David Keenan’s novel has become a cult in its own lifetime. His completely convincimg and entirely fictional etymology of the early 1980s Airdrie alternative music scene is beautifully written and can only have come from someone who was there. As a stage version it has a ready-made audience consisting of people of a certain age who were also there. Yet it’s not obvious how such a literary work could be successfully staged. Fortunately, as a one-man show fronted by the excellent Paul Higgins, it works a treat.
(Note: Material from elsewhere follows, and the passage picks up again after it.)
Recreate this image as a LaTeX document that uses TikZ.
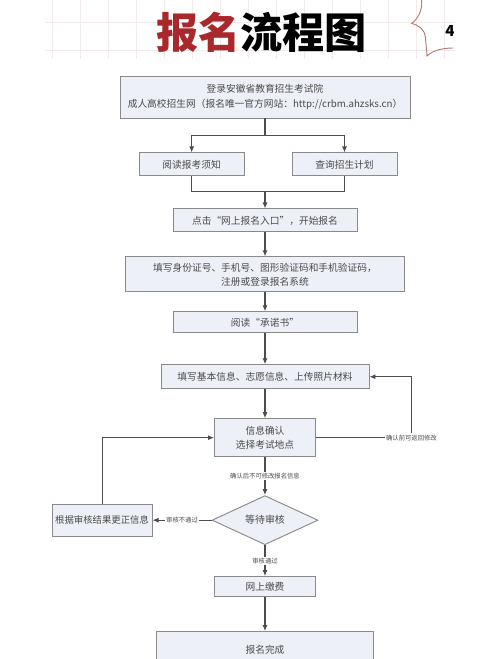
\documentclass[tikz,border=0pt]{standalone}
\usepackage{fontspec}
\setmainfont{Noto Sans CJK SC}
\usepackage{tikz}
\usetikzlibrary{shapes.geometric, arrows.meta, positioning, calc}

\definecolor{boxfill}{HTML}{EEF0F7}
\definecolor{boxline}{HTML}{8A8A8A}
\definecolor{inkgray}{HTML}{4A4A4A}
\definecolor{titlered}{HTML}{A8282B}
\definecolor{bubble}{HTML}{B57A78}
\definecolor{gridline}{HTML}{F1EBE9}

\begin{document}
\begin{tikzpicture}[
  node distance=1cm,
  box/.style={rectangle, draw=boxline, fill=boxfill, line width=0.8pt, text=inkgray, font=\fontsize{8.3}{12}\selectfont, align=center, inner sep=1pt},
  decision/.style={diamond, draw=boxline, fill=boxfill, line width=0.8pt, text=inkgray, font=\fontsize{8.5}{12}\selectfont, inner sep=0pt},
  note/.style={fill=white, text=inkgray, font=\fontsize{5.4}{7}\selectfont, inner sep=1pt},
  arrow/.style={-{Latex[length=1.8mm, width=1.5mm]}, line width=0.9pt, draw=black!70}
]
  \useasboundingbox (0,0) rectangle (15,-19.77);

  % Title strip
  \begin{scope}
    \clip (1.35,0) rectangle (13.65,-1.75);
    \draw[gridline, line width=0.5pt, shift={(0.72,-0.66)}] (-1,1) grid[step=0.84] (13.5,-1.5);
  \end{scope}
  \node[font=\fontsize{36}{38}\selectfont\bfseries] (title) at (7.85,-0.98) {\textcolor{titlered}{报名}流程图};
  \draw[bubble, line width=0.8pt] (12.65,0) .. controls (12.68,-0.35) and (12.5,-0.6) .. (12.35,-0.70)
    .. controls (12.55,-0.75) and (12.75,-0.9) .. (12.76,-1.1)
    .. controls (12.78,-1.35) and (12.8,-1.5) .. (12.81,-1.68)
    .. controls (13.0,-1.5) and (13.3,-1.44) .. (13.6,-1.44);
  \begin{scope}
    \clip (13,0) rectangle (13.6,-1.5);
    \node[font=\fontsize{13}{13}\selectfont\bfseries\itshape] (bubbletext) at (13.5,-0.93) {4};
  \end{scope}

  % Main column
  \node[box, minimum width=8.7cm, minimum height=1.26cm] (login) at (7.95,-2.91) {登录安徽省教育招生考试院\\成人高校招生网（报名唯一官方网站：http://crbm.ahzsks.cn）};
  \node[box, minimum width=3.15cm, minimum height=0.69cm, below=1.02cm of login, xshift=-2.2cm] (notice) {阅读报考须知};
  \node[box, minimum width=3.15cm, minimum height=0.69cm, below=1.02cm of login, xshift=2.385cm] (plan) {查询招生计划};
  \node[box, minimum width=5.52cm, minimum height=0.69cm, below=2.7cm of login] (entry) {点击“网上报名入口”，开始报名};
  \node[box, minimum width=8.37cm, minimum height=1.05cm, below=0.72cm of entry] (register) {填写身份证号、手机号、图形验证码和手机验证码，\\注册或登录报名系统};
  \node[box, minimum width=5.52cm, minimum height=0.63cm, below=0.57cm of register] (pledge) {阅读“承诺书”};
  \node[box, minimum width=6.24cm, minimum height=0.72cm, below=0.93cm of pledge] (basic) {填写基本信息、志愿信息、上传照片材料};
  \node[box, minimum width=3.03cm, minimum height=1.14cm, below=0.87cm of basic] (confirm) {信息确认\\选择考试地点};
  \node[decision, minimum width=3.18cm, minimum height=1.26cm, below=1.14cm of confirm] (review) {等待审核};
  \node[box, minimum width=3.0cm, minimum height=0.96cm, left=1.77cm of review, font=\fontsize{8}{12}\selectfont] (fix) {根据审核结果更正信息};
  \node[box, minimum width=3.03cm, minimum height=0.6cm, below=0.93cm of review] (pay) {网上缴费};
  \node[box, minimum width=6.51cm, minimum height=1.08cm, below=1.02cm of pay] (done) {报名完成};

  % Split and join
  \coordinate[below=0.51cm of login] (split);
  \coordinate[above=0.5cm of entry] (join);
  \draw[arrow, -] (login) -- (split);
  \draw[arrow] (split) -| (notice);
  \draw[arrow] (split) -| (plan);
  \draw[arrow, -] (notice) |- (join);
  \draw[arrow, -] (plan) |- (join);
  \draw[arrow] (join) -- (entry);

  % Straight steps
  \draw[arrow] (entry) -- (register);
  \draw[arrow] (register) -- (pledge);
  \draw[arrow] (pledge) -- (basic);
  \draw[arrow] (basic) -- (confirm);
  \draw[arrow] (confirm) -- node[note] {确认后不可修改报名信息} (review);
  \draw[arrow] (review) -- node[note] {审核通过} (pay);
  \draw[arrow] (pay) -- (done);

  % Loops back
  \coordinate (backR) at ($(basic.east)+(1.26,0)$);
  \node[note] (backnote) at (confirm -| backR) {确认前可返回修改};
  \draw[arrow, -] (confirm) -- (backnote);
  \draw[arrow] (backnote) |- (basic);
  \draw[arrow] (review) -- node[note] {审核不通过} (fix);
  \draw[arrow] (fix) |- (confirm);
\end{tikzpicture}
\end{document}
Adaptor and director Graham Eatough casts him as the central narrator Ross Raymond, and we believe him entirely as he explains how legendary band Memorial Device played a gig “in this very room”. Higgins gives a masterclass, constructing the characters from shop dummies as he describes them, and even playing their instruments for them. Other characters give their testimony on filmed clips, including Mary Gapinski, Julie Wilson Nimmo and Sanjeev Kohli – all very funny. Keenan’s achievement is to create something that seems more real than the reality, a shared myth that we can all claim a part of because none of us were there. Of course it ends in disappointment and failure as all mythologised times must do. At the end of the evening, the man sitting behind me, big, bearded and in his 50s, was in tears, which says it better than any review.